Kant-en-klare spuiten zijn spuiten die worden geleverd met de juiste hoeveelheid medicijnen al in de spuit. In deze spuiten zit altijd een luchtbel. Je hoeft deze spuiten niet te ontluchten voor je ze gebruikt.

 

 

Naalden

Bij het toedienen van injecties en het opzuigen van injectievloeistoffen gebruik je wegwerpnaalden. Er bestaan naalden in verschillende lengtes en diktes.

Je maakt de injectienaald via de conus aan de spuit vast. Het voorkomt lekken tussen de spuit en de naald. De kleur van de conus geeft de diameter van de naald aan. Hierover zijn internationaal afspraken gemaakt. De kleur zegt niets over de lengte van de naald. In de meeste ziekenhuizen is van een bepaalde kleur naald maar één lengte beschikbaar. Dit voorkomt verwarring.

Voor subcutane injecties bij volwassenen gebruik je dunne korte naalden, bijvoorbeeld van 0,6 x 25 mm (diameter x lengte). Dit zijn blauwe naalden.

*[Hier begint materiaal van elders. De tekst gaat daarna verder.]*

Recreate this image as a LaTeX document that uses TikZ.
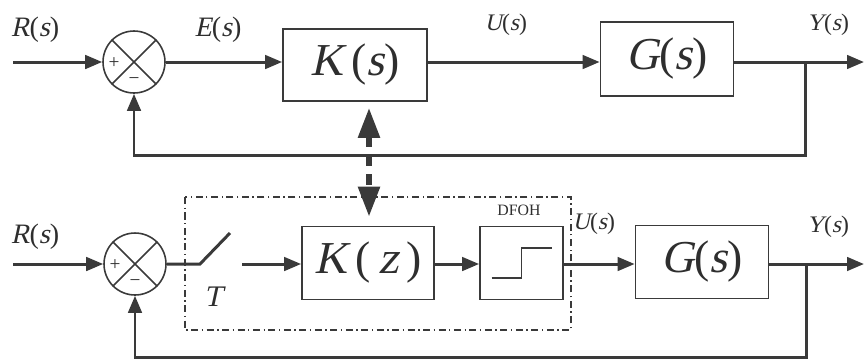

Voor intramusculaire injecties bij volwassenen gebruik je iets dikkere en langere naalden, bijvoorbeeld van 0,8 x 38-40 mm (diameter x lengte). Dit zijn groene naalden.

De diameter van de naald kan ook worden uitgedrukt in Gauge (G). Hoe groter de diameter, hoe kleiner het aantal Gauge.

Veiligheidsnaalden zijn naalden met een beschermingsmechanisme. Deze naalden hebben bijvoorbeeld een beschermkapje. Dat kun je na gebruik over de naald heen klappen. Zo verklein je het risico om jezelf te prikken.

 

 

Naaldencontainer

Na gebruik moet je losse naalden altijd in een naaldencontainer weggooien. Naaldencontainers zijn gemaakt van hard plastic. Je moet ze goed afsluiten en op een veilige plaats opbergen. Op de naaldencontainer staat altijd een lijn. Je mag de container nooit vullen tot boven de lijn. Als je dat wel doet, kan de volgende die een naald weg wil gooien zich prikken. Wanneer de naaldencontainer vol zit, sluit je deze goed af en wordt deze verwijderd via het chemisch afval.